Explanatory Data Analysis group

Research

Our research on Explanatory Data Analysis can be roughly clustered in the four (overlapping) themes described below. Also see the list of concrete research projects and the valorisation examples.


Mining patterns from complex data
Sushi patterns
Sushi patterns found with Semiring Rank Matrix
Factorisation.

Patterns are ideally suited to describe and explain structure in data, but traditional pattern mining approaches usually result in too many patterns, and/or are limited to relatively 'simple' data types such as Boolean data. We develop methods for finding pattern-based models that accurately yet succinctly capture the relevant structure in more complex data, such as rank matrices, graphs/networks, and spatiotemporal data. We typically use information theoretic principles to this end, such as the minimum description length (MDL) and maximum entropy principles.

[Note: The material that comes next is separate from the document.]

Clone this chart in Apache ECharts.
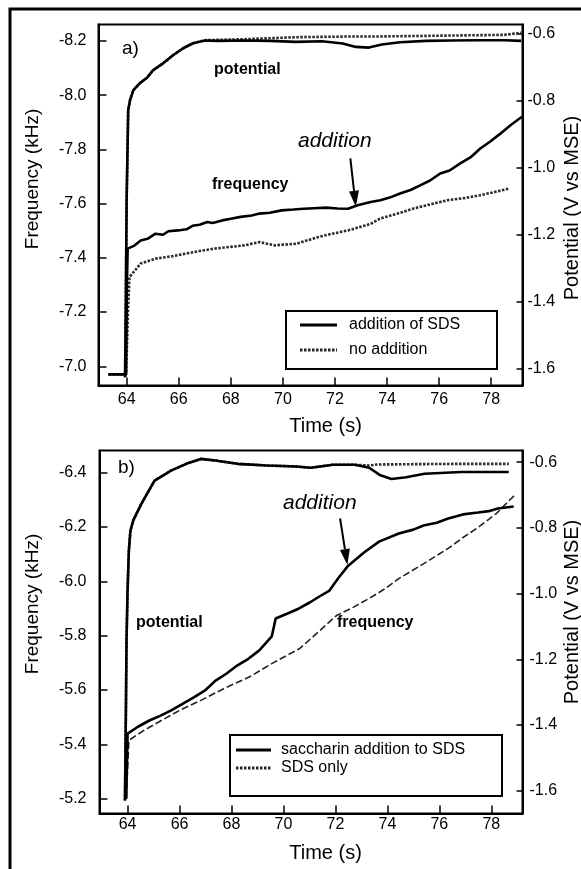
<!DOCTYPE html>
<html><head><meta charset="utf-8">
<script src="https://cdn.jsdelivr.net/npm/echarts@6/dist/echarts.min.js"></script>
<style>html,body{margin:0;padding:0;background:#fff}#c{width:581px;height:869px}</style>
</head><body><div id="c"></div>
<script>
// ---------- tick labels ----------
const timeTicks = [64, 66, 68, 70, 72, 74, 76, 78];
const freqTicksA = [-8.2, -8.0, -7.8, -7.6, -7.4, -7.2, -7.0];
const freqTicksB = [-6.4, -6.2, -6.0, -5.8, -5.6, -5.4, -5.2];
const potTicks = [-1.6, -1.4, -1.2, -1.0, -0.8, -0.6];

// ---------- panel a) ----------
const timeFreqAddA = [63.30, 63.98, 64.01, 64.04, 64.30, 64.54, 64.80, 65.11, 65.40, 65.60, 65.97, 66.30, 66.53, 66.80, 67.10, 67.30, 67.67, 68.00, 68.38, 68.80, 69.10, 69.50, 69.95, 70.40, 70.80, 71.20, 71.66, 72.10, 72.50, 72.87, 73.37, 73.74, 74.10, 74.50, 74.90, 75.27, 75.65, 76.04, 76.40, 76.81, 77.20, 77.58, 77.95, 78.35, 78.75, 79.18];
const freqAddA = [-6.97, -6.97, -7.30, -7.434, -7.445, -7.464, -7.470, -7.489, -7.485, -7.498, -7.501, -7.505, -7.518, -7.522, -7.532, -7.528, -7.538, -7.544, -7.551, -7.556, -7.563, -7.566, -7.575, -7.578, -7.581, -7.583, -7.585, -7.582, -7.581, -7.594, -7.606, -7.612, -7.622, -7.637, -7.650, -7.667, -7.685, -7.711, -7.722, -7.748, -7.770, -7.803, -7.828, -7.858, -7.890, -7.920];

const timeFreqNoA = [63.30, 63.98, 64.05, 64.11, 64.54, 65.11, 65.70, 66.24, 66.80, 67.39, 67.95, 68.53, 69.10, 69.67, 70.10, 70.52, 71.37, 71.90, 72.50, 73.37, 73.74, 74.40, 75.02, 75.70, 76.30, 76.95, 77.58, 78.10, 78.67];
const freqNoA = [-6.97, -6.97, -7.20, -7.329, -7.379, -7.397, -7.405, -7.415, -7.425, -7.434, -7.440, -7.446, -7.458, -7.446, -7.449, -7.452, -7.477, -7.489, -7.501, -7.525, -7.545, -7.563, -7.582, -7.598, -7.612, -7.620, -7.631, -7.642, -7.655];

const timePotAddA = [63.94, 63.97, 64.00, 64.06, 64.13, 64.26, 64.51, 64.77, 65.01, 65.40, 65.78, 66.17, 66.55, 67.01, 67.50, 68.50, 69.50, 70.50, 71.50, 72.30, 72.80, 73.30, 73.80, 74.50, 75.50, 76.50, 77.50, 78.50, 79.15];
const potAddA = [-1.626, -1.396, -1.098, -0.829, -0.799, -0.769, -0.748, -0.733, -0.710, -0.689, -0.665, -0.644, -0.629, -0.621, -0.622, -0.621, -0.622, -0.625, -0.623, -0.630, -0.640, -0.642, -0.633, -0.626, -0.622, -0.621, -0.620, -0.620, -0.622];

const timePotNoA = [63.94, 63.97, 64.00, 64.06, 64.13, 64.26, 64.51, 64.77, 65.01, 65.40, 65.78, 66.17, 66.55, 67.01, 67.50, 68.50, 69.50, 70.50, 71.50, 72.50, 73.50, 74.50, 75.50, 76.50, 77.50, 78.50, 79.15];
const potNoA = [-1.626, -1.396, -1.098, -0.829, -0.799, -0.769, -0.748, -0.733, -0.710, -0.689, -0.665, -0.644, -0.629, -0.620, -0.619, -0.617, -0.614, -0.611, -0.610, -0.609, -0.609, -0.608, -0.607, -0.606, -0.605, -0.604, -0.598];

// ---------- panel b) ----------
const timeFreqAddB = [63.95, 64.00, 64.40, 64.84, 65.25, 65.68, 66.10, 66.55, 67.00, 67.39, 67.80, 68.23, 68.65, 69.07, 69.55, 69.70, 70.25, 70.60, 71.01, 71.40, 71.77, 72.10, 72.46, 73.10, 73.68, 74.44, 75.00, 75.39, 75.90, 76.34, 76.91, 77.49, 77.90, 78.25, 78.86];
const freqAddB = [-5.20, -5.440, -5.465, -5.488, -5.505, -5.525, -5.548, -5.573, -5.600, -5.635, -5.660, -5.691, -5.715, -5.746, -5.797, -5.863, -5.885, -5.900, -5.922, -5.945, -5.966, -6.010, -6.054, -6.106, -6.146, -6.176, -6.190, -6.205, -6.215, -6.231, -6.246, -6.253, -6.258, -6.268, -6.275];

const timeFreqNoB = [63.95, 64.05, 64.60, 65.30, 66.00, 66.82, 67.70, 68.72, 69.60, 70.63, 71.30, 72.04, 72.70, 73.30, 73.90, 74.44, 75.40, 76.34, 76.90, 77.49, 78.20, 78.88];
const freqNoB = [-5.20, -5.415, -5.450, -5.488, -5.525, -5.562, -5.605, -5.650, -5.700, -5.753, -5.810, -5.874, -5.905, -5.937, -5.972, -6.010, -6.065, -6.121, -6.160, -6.198, -6.250, -6.315];

const timePotAddB = [63.90, 63.94, 63.96, 64.00, 64.05, 64.11, 64.22, 64.53, 65.04, 65.69, 66.26, 66.82, 67.38, 68.23, 69.36, 70.49, 71.05, 71.90, 72.75, 73.30, 73.73, 74.16, 74.72, 75.43, 76.84, 78.67];
const potAddB = [-1.630, -1.326, -1.143, -0.991, -0.869, -0.808, -0.777, -0.727, -0.656, -0.625, -0.605, -0.590, -0.595, -0.605, -0.610, -0.613, -0.617, -0.608, -0.608, -0.617, -0.640, -0.651, -0.646, -0.635, -0.630, -0.630];

const timePotNoB = [63.90, 63.94, 63.96, 64.00, 64.05, 64.11, 64.22, 64.53, 65.04, 65.69, 66.26, 66.82, 67.38, 68.23, 69.36, 70.49, 71.05, 71.90, 72.75, 73.30, 73.60, 75.00, 77.00, 78.67];
const potNoB = [-1.630, -1.326, -1.143, -0.991, -0.869, -0.808, -0.777, -0.727, -0.656, -0.625, -0.605, -0.590, -0.595, -0.605, -0.610, -0.613, -0.617, -0.608, -0.608, -0.610, -0.607, -0.606, -0.605, -0.605];

// addition markers (time, frequency) : arrow tail and tip
const arrowA = { tail: [72.59, -7.767], tip: [72.80, -7.588] };
const arrowB = { tail: [72.18, -6.231], tip: [72.46, -6.060] };

// ---------- chart ----------
const FONT = 'Liberation Sans, Arial, Helvetica, sans-serif';
const zip = (t, v) => t.map((x, i) => [x, v[i]]);
const chart = echarts.init(document.getElementById('c'), null, { renderer: 'canvas' });

const lbl = (extra) => Object.assign({ color: '#000', fontFamily: FONT, fontSize: 16 }, extra);
const fmt1 = v => v.toFixed(1);

function xAx(grid, margin) {
  return {
    type: 'value', gridIndex: grid, min: 62.92, max: 79.2,
    axisLine: { show: true, onZero: false, lineStyle: { color: '#000', width: 2 } },
    axisTick: { show: true, inside: true, length: 8, customValues: timeTicks, lineStyle: { color: '#000', width: 1.5 } },
    axisLabel: lbl({ customValues: timeTicks, margin: margin, formatter: v => String(v) }),
    splitLine: { show: false }
  };
}
function yFreq(grid, min, max, ticks, margin) {
  return {
    type: 'value', gridIndex: grid, position: 'left', inverse: true, min: min, max: max,
    axisLine: { show: true, onZero: false, lineStyle: { color: '#000', width: 2 } },
    axisTick: { show: true, inside: true, length: 8, customValues: ticks, lineStyle: { color: '#000', width: 1.5 } },
    axisLabel: lbl({ customValues: ticks, margin: margin, formatter: fmt1 }),
    splitLine: { show: false }
  };
}
function yPot(grid, min, max, margin) {
  return {
    type: 'value', gridIndex: grid, position: 'right', min: min, max: max,
    axisLine: { show: true, onZero: false, lineStyle: { color: '#000', width: 2 } },
    axisTick: { show: true, inside: true, length: 6, customValues: potTicks, lineStyle: { color: '#000', width: 1.5 } },
    axisLabel: lbl({ customValues: potTicks, margin: margin, formatter: fmt1 }),
    splitLine: { show: false }
  };
}
const solid = { color: '#000', width: 2.6, type: 'solid' };
const hatched = { color: '#2a2a2a', width: 2.6, type: [2.5, 1.5] };
const thinDash = { color: '#222', width: 1.6, type: [7, 3] };
function ser(name, x, y, data, style, z) {
  return { type: 'line', name: name, xAxisIndex: x, yAxisIndex: y, data: data, showSymbol: false, symbol: 'none',
    lineStyle: style, z: z, animation: false, silent: true };
}

chart.setOption({
  animation: false,
  backgroundColor: '#fff',
  grid: [
    { left: 98.5, top: 24.5, right: 58.5, height: 361, show: true, borderColor: '#000', borderWidth: 2, backgroundColor: 'transparent' },
    { left: 99.5, top: 450.5, right: 58.5, height: 363, show: true, borderColor: '#000', borderWidth: 2, backgroundColor: 'transparent' }
  ],
  xAxis: [xAx(0, 6), xAx(1, 3)],
  yAxis: [
    yFreq(0, -8.2605, -6.929, freqTicksA, 12),
    yPot(0, -1.6507, -0.5731, 5),
    yFreq(1, -6.481, -5.146, freqTicksB, 13),
    yPot(1, -1.6694, -0.5644, 7)
  ],
  series: [
    ser('no addition (potential)', 0, 1, zip(timePotNoA, potNoA), hatched, 2),
    ser('addition of SDS (potential)', 0, 1, zip(timePotAddA, potAddA), solid, 3),
    ser('no addition', 0, 0, zip(timeFreqNoA, freqNoA), hatched, 2),
    ser('addition of SDS', 0, 0, zip(timeFreqAddA, freqAddA), solid, 3),
    ser('SDS only (potential)', 1, 3, zip(timePotNoB, potNoB), hatched, 2),
    ser('saccharin addition to SDS (potential)', 1, 3, zip(timePotAddB, potAddB), solid, 3),
    ser('SDS only', 1, 2, zip(timeFreqNoB, freqNoB), thinDash, 2),
    ser('saccharin addition to SDS', 1, 2, zip(timeFreqAddB, freqAddB), solid, 3)
  ]
});

function txt(x, y, s, font, extra) {
  return Object.assign({ type: 'text', x: x, y: y, z: 10, silent: true,
    style: { text: s, font: font, fill: '#000', align: 'left', verticalAlign: 'middle' } }, extra || {});
}
function rtxt(x, y, s, font) {
  return { type: 'text', x: x, y: y, rotation: Math.PI / 2, z: 10, silent: true,
    style: { text: s, font: font, fill: '#000', align: 'center', verticalAlign: 'middle' } };
}
function arrowEls(a, xi, yi) {
  const p0 = chart.convertToPixel({ xAxisIndex: xi, yAxisIndex: yi }, a.tail);
  const p1 = chart.convertToPixel({ xAxisIndex: xi, yAxisIndex: yi }, a.tip);
  const dx = p1[0] - p0[0], dy = p1[1] - p0[1], L = Math.hypot(dx, dy);
  const ux = dx / L, uy = dy / L, hl = 16, hw = 5;
  const bx = p1[0] - ux * hl, by = p1[1] - uy * hl;
  return [
    { type: 'line', z: 10, silent: true, shape: { x1: p0[0], y1: p0[1], x2: bx, y2: by }, style: { stroke: '#000', lineWidth: 2 } },
    { type: 'polygon', z: 10, silent: true, shape: { points: [[p1[0], p1[1]], [bx - uy * hw, by + ux * hw], [bx + uy * hw, by - ux * hw]] }, style: { fill: '#000' } }
  ];
}
function legendBox(x, y, w, h, rows, textX, lineX1, lineX2) {
  const els = [{ type: 'rect', z: 10, silent: true, shape: { x: x, y: y, width: w, height: h }, style: { fill: '#fff', stroke: '#000', lineWidth: 2 } }];
  rows.forEach(r => {
    els.push({ type: 'line', z: 11, silent: true, shape: { x1: lineX1, y1: r.y, x2: lineX2, y2: r.y }, style: Object.assign({ stroke: '#000', lineWidth: 3 }, r.dash ? { lineDash: r.dash, stroke: '#222' } : {}) });
    els.push(txt(textX, r.y, r.label, '16px ' + FONT, { z: 11 }));
  });
  return els;
}

const B = 'bold 16px ' + FONT, I = 'italic 21px ' + FONT, T = '20px ' + FONT;
const graphics = [
  { type: 'rect', z: 20, silent: true, shape: { x: 10, y: 9, width: 640, height: 900 }, style: { fill: 'none', stroke: '#000', lineWidth: 3 } },
  txt(122, 49, 'a)', '19px ' + FONT),
  txt(214, 70, 'potential', B),
  txt(212, 185, 'frequency', B),
  txt(298, 141, 'addition', I),
  txt(118, 468, 'b)', '19px ' + FONT),
  txt(136, 623, 'potential', B),
  txt(337, 623, 'frequency', B),
  txt(283, 503, 'addition', I),
  rtxt(33, 179, 'Frequency (kHz)', '19px ' + FONT),
  rtxt(572, 208, 'Potential (V vs MSE)', T),
  txt(325.5, 426.5, 'Time (s)', T, { style: { text: 'Time (s)', font: T, fill: '#000', align: 'center', verticalAlign: 'middle' } }),
  rtxt(33, 604, 'Frequency (kHz)', '19px ' + FONT),
  rtxt(572, 612, 'Potential (V vs MSE)', T),
  txt(325.5, 853, 'Time (s)', T, { style: { text: 'Time (s)', font: T, fill: '#000', align: 'center', verticalAlign: 'middle' } })
]
  .concat(arrowEls(arrowA, 0, 0))
  .concat(arrowEls(arrowB, 1, 2))
  .concat(legendBox(286, 311, 211, 58, [{ y: 325, label: 'addition of SDS' }, { y: 350, label: 'no addition', dash: [2.5, 1.5] }], 349, 300, 337))
  .concat(legendBox(230, 735, 272, 61, [{ y: 750, label: 'saccharin addition to SDS' }, { y: 768, label: 'SDS only', dash: [2.5, 1.5] }], 281, 236, 271));

chart.setOption({ graphic: graphics });
</script></body></html>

Recent papers that fit this theme include Association Discovery in Two-View Data, Subjective Interestingness of Subgraph Patterns, and Semiring Rank Matrix Factorisation.


Human-guided mining & learning
Mine, Interact, Learn, Repeat
Mine, Interact, Learn, Repeat.

As it is often hard to define upfront which patterns are 'interesting', it can be very helpful to involve the human in the loop. That is, by visualising data and patterns, and by asking the domain expert for feedback, it is possible to learn from the expert's background knowledge and preferences. This can be paraphrased as "Mine, Interact, Learn, Repeat". Human-guided mining and learning aims discover to interesting patterns and models with little effort from the user.

Recent papers include Learning what matters – Sampling interesting patterns, on combining preference learning, pattern mining, and sampling; and Flexible constrained sampling with guarantees for pattern mining, on efficient and flexible sampling.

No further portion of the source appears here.